▶ [Task data]:
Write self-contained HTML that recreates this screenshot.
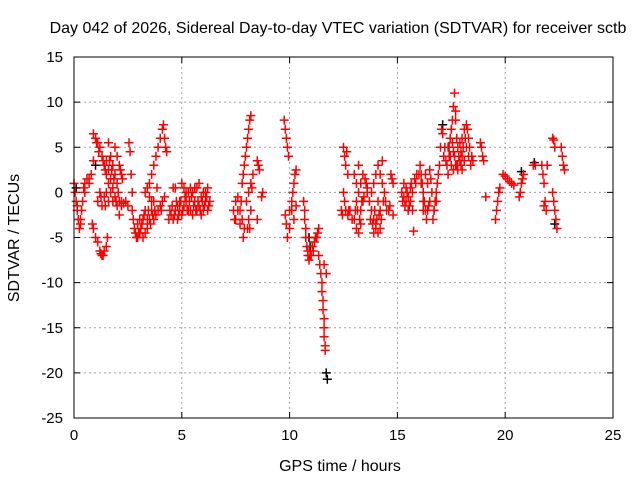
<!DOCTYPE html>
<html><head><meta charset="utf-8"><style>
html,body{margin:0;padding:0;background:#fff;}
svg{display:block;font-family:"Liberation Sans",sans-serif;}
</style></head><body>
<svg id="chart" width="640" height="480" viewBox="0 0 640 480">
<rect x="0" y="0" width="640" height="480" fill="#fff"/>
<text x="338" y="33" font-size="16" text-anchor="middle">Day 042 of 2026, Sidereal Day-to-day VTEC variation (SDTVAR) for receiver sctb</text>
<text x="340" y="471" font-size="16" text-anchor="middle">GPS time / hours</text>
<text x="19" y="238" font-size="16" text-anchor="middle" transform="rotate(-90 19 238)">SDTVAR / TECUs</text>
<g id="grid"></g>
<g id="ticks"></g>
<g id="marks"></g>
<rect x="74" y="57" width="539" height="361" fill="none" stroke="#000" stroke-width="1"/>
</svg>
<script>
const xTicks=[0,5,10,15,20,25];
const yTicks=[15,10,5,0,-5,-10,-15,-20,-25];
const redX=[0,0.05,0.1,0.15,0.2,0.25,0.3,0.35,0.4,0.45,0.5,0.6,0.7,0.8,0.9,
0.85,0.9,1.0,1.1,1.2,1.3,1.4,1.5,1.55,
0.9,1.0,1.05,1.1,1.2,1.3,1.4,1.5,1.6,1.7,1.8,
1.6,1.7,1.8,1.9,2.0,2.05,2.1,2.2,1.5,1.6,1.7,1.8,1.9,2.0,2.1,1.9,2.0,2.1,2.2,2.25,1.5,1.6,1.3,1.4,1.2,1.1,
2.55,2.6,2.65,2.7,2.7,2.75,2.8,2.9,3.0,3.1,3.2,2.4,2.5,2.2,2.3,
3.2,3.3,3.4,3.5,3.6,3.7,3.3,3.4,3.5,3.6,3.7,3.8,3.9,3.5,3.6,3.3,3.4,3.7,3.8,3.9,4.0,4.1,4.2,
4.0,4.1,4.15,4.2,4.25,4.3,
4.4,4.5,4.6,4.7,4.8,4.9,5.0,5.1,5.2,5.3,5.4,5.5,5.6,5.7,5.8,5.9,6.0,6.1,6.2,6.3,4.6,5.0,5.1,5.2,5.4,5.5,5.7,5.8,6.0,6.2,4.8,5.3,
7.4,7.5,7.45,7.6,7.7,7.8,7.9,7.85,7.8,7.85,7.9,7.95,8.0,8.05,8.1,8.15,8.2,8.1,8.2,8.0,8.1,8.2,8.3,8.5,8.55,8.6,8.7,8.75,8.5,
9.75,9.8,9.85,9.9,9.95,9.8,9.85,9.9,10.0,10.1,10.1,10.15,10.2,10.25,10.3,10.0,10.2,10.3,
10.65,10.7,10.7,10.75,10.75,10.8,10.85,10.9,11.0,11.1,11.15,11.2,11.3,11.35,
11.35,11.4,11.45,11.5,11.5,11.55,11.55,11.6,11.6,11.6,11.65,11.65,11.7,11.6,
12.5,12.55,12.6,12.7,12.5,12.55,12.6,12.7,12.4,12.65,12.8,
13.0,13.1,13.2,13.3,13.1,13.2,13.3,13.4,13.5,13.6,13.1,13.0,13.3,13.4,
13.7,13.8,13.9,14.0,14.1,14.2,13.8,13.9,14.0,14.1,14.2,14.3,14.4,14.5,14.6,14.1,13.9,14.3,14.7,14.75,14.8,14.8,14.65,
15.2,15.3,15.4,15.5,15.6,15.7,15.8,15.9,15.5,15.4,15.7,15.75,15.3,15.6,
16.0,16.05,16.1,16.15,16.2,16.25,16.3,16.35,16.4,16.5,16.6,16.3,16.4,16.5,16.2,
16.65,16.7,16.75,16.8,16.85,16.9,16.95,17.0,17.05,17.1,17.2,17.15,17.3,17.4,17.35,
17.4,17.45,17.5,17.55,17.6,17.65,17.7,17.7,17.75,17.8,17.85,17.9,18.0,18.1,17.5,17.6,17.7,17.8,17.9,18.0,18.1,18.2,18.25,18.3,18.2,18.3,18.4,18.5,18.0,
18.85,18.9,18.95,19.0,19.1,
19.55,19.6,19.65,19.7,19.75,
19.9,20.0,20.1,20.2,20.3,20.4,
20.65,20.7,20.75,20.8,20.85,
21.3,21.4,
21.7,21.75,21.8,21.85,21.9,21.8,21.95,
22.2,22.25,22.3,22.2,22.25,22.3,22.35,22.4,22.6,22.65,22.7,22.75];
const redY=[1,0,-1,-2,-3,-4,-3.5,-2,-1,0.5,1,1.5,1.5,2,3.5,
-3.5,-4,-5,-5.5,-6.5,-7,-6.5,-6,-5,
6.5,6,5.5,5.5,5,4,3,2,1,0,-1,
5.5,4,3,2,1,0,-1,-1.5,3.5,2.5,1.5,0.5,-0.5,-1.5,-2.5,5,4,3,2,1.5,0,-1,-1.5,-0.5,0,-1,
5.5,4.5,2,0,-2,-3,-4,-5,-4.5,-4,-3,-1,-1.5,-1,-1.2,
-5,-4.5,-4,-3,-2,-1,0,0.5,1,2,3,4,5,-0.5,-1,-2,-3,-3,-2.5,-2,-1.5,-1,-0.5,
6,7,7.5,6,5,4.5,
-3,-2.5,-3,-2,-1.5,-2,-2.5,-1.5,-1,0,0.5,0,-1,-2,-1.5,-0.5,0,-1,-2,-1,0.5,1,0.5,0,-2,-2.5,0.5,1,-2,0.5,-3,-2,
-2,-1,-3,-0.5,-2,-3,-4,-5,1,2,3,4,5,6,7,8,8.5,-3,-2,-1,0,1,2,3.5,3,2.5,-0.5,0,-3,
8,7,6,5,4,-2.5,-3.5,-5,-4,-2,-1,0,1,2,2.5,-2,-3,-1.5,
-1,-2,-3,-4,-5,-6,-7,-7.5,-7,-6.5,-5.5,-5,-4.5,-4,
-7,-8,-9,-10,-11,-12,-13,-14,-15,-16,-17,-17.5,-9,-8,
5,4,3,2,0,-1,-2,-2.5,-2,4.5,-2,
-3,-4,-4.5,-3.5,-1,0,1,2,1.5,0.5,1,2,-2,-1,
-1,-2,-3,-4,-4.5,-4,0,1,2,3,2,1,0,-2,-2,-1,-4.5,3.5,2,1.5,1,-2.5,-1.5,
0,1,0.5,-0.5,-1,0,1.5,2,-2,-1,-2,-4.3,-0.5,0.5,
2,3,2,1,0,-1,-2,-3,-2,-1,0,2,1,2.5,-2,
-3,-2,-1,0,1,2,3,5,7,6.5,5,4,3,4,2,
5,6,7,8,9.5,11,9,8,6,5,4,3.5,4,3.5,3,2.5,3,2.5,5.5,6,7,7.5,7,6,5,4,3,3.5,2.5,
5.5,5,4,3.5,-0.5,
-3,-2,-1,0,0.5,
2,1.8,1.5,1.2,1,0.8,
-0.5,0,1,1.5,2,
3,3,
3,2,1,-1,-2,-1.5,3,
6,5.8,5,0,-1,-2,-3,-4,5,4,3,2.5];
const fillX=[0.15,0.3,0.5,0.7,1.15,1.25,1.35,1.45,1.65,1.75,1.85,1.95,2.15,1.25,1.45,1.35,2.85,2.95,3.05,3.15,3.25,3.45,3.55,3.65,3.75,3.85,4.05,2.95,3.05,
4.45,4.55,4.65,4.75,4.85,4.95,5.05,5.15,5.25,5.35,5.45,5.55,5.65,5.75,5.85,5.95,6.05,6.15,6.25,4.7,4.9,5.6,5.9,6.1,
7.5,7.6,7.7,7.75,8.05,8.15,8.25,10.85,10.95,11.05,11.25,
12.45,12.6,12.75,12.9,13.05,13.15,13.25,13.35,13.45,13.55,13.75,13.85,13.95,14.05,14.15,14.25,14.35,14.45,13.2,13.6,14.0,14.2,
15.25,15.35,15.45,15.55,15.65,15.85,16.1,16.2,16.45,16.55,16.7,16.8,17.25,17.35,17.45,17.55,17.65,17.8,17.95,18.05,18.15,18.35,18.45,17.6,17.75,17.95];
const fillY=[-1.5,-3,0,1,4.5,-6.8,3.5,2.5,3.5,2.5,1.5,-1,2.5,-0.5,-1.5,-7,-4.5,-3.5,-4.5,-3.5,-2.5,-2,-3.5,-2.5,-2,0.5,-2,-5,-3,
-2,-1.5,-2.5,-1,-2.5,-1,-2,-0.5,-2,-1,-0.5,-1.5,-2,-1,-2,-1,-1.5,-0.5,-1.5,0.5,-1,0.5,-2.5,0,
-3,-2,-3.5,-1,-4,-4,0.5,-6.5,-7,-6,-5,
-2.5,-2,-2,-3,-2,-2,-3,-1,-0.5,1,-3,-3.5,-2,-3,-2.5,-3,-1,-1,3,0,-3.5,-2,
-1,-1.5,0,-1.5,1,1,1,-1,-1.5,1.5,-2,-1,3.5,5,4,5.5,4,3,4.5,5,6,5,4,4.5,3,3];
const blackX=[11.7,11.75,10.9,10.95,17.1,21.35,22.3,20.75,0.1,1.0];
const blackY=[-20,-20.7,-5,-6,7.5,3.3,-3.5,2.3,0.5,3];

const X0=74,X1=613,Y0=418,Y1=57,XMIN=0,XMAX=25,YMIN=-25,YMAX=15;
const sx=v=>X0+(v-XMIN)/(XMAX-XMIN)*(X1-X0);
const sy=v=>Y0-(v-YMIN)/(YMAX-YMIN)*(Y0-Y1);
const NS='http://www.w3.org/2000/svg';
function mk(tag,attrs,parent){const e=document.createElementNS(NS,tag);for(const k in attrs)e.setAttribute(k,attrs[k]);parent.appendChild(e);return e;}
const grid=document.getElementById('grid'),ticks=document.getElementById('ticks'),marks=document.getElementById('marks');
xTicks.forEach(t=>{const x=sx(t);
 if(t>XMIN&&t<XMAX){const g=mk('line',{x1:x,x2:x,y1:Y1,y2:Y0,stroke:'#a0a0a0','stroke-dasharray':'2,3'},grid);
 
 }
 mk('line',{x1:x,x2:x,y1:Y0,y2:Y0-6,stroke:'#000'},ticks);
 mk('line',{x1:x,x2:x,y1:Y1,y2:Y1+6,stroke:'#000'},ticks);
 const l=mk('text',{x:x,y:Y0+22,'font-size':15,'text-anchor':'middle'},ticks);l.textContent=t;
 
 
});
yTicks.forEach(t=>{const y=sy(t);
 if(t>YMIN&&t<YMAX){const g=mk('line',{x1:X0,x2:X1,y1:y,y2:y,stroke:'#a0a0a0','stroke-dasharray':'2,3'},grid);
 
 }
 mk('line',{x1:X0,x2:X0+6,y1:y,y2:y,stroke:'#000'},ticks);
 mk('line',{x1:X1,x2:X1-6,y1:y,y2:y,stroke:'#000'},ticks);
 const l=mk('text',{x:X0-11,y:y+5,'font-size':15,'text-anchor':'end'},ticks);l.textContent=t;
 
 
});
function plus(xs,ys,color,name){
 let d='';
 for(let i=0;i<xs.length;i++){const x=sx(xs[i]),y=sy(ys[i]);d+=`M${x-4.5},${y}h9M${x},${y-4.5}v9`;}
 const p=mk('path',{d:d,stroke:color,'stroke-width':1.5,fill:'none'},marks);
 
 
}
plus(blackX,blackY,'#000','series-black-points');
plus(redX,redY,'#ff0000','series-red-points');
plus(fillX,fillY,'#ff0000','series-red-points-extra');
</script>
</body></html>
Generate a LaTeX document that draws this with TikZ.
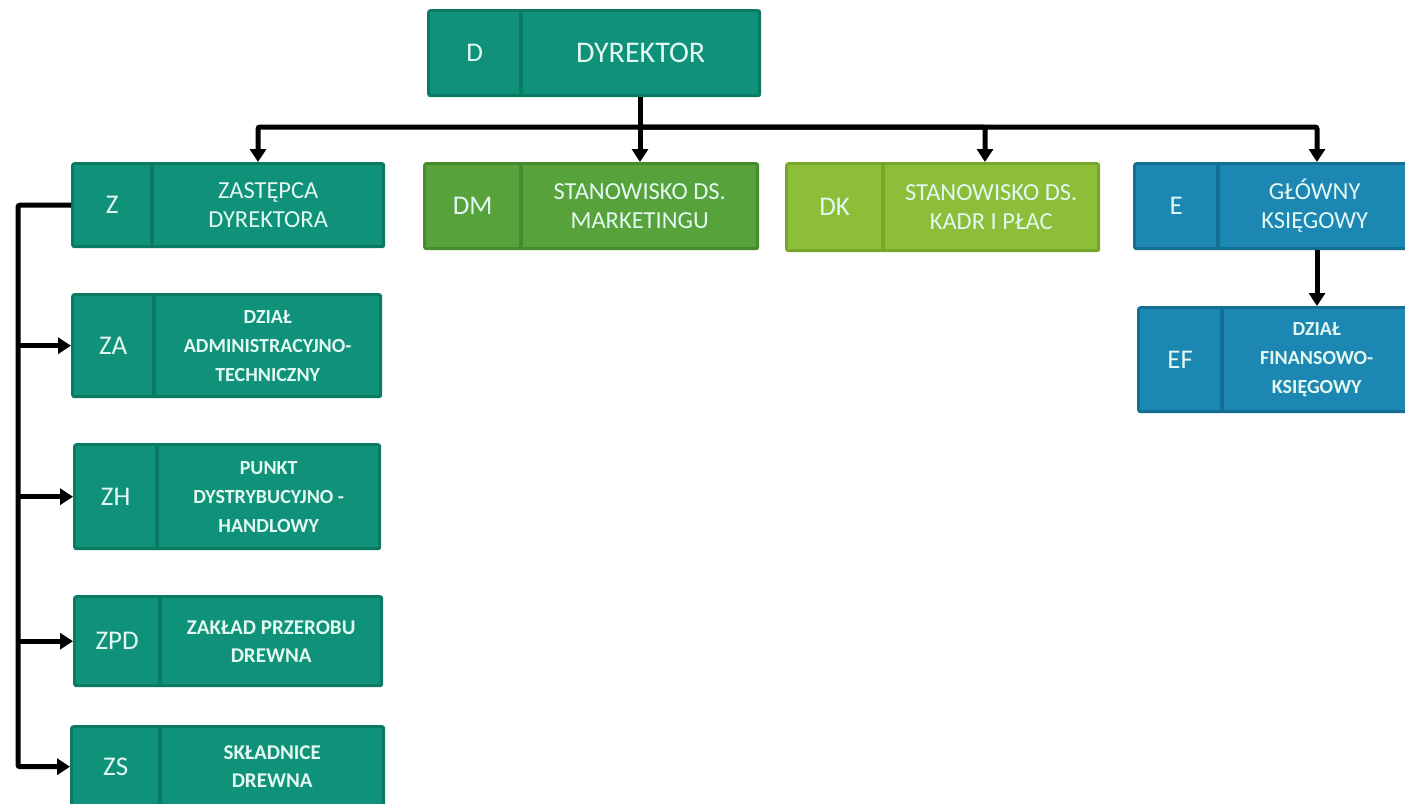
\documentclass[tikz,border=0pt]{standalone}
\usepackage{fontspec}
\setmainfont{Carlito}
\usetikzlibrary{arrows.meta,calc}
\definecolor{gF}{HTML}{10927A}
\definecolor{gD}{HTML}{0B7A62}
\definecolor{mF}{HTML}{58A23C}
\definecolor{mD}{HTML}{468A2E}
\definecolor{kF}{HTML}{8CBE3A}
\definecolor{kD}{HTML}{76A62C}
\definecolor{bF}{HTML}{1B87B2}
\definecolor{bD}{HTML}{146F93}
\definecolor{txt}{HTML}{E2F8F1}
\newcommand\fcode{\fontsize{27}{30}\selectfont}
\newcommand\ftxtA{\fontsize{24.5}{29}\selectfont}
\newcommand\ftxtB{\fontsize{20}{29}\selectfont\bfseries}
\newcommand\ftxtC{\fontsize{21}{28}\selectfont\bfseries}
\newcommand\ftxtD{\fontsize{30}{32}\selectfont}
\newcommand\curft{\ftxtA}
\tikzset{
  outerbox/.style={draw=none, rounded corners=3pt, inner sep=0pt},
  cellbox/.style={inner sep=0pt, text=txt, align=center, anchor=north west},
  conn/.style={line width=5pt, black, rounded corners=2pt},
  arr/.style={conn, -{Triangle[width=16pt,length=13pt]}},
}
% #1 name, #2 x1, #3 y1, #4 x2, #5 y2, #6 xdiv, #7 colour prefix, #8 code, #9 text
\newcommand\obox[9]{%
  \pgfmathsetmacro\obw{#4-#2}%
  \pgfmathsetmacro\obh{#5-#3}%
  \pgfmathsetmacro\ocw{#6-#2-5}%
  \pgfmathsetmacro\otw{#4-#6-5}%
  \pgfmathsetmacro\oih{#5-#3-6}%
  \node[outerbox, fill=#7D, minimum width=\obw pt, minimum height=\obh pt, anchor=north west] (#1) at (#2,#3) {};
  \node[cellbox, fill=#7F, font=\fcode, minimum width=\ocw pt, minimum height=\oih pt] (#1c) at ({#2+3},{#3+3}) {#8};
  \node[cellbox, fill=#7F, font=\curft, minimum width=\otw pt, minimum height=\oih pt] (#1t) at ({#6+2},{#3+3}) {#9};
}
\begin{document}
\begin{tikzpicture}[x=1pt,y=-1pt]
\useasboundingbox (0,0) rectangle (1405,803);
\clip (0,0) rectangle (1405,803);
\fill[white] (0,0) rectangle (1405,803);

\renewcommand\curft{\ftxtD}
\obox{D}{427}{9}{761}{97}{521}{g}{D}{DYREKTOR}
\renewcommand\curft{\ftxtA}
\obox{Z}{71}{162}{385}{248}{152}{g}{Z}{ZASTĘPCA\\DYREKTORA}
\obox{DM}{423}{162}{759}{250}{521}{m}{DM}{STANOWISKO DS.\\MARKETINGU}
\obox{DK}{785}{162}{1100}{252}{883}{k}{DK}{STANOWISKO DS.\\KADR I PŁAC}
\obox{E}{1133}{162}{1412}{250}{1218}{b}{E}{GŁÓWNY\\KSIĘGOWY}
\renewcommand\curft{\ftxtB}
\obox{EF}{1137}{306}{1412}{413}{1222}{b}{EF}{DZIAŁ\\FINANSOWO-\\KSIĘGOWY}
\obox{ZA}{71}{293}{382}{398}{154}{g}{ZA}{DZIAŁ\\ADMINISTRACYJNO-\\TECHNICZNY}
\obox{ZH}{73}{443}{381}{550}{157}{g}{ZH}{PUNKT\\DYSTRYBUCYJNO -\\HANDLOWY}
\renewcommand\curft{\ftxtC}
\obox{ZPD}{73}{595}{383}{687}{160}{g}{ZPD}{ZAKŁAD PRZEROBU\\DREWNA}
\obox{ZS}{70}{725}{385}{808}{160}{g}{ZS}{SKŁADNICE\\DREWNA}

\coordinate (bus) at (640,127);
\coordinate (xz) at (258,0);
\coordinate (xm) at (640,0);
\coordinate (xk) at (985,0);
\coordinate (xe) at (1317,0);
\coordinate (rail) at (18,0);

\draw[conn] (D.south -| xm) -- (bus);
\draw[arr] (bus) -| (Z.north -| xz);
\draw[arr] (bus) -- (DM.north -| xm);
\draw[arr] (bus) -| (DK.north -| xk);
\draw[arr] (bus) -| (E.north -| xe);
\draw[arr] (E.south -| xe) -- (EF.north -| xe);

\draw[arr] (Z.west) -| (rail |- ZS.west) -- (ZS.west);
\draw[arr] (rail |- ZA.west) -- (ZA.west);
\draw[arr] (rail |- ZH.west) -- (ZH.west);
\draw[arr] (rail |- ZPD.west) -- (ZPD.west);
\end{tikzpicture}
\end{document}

▶ [Objective]:
Look through the records and gather every line containing "that".

▶ [Full response]:
Write self-contained HTML that recreates this screenshot.
Generate a LaTeX document that draws this with TikZ.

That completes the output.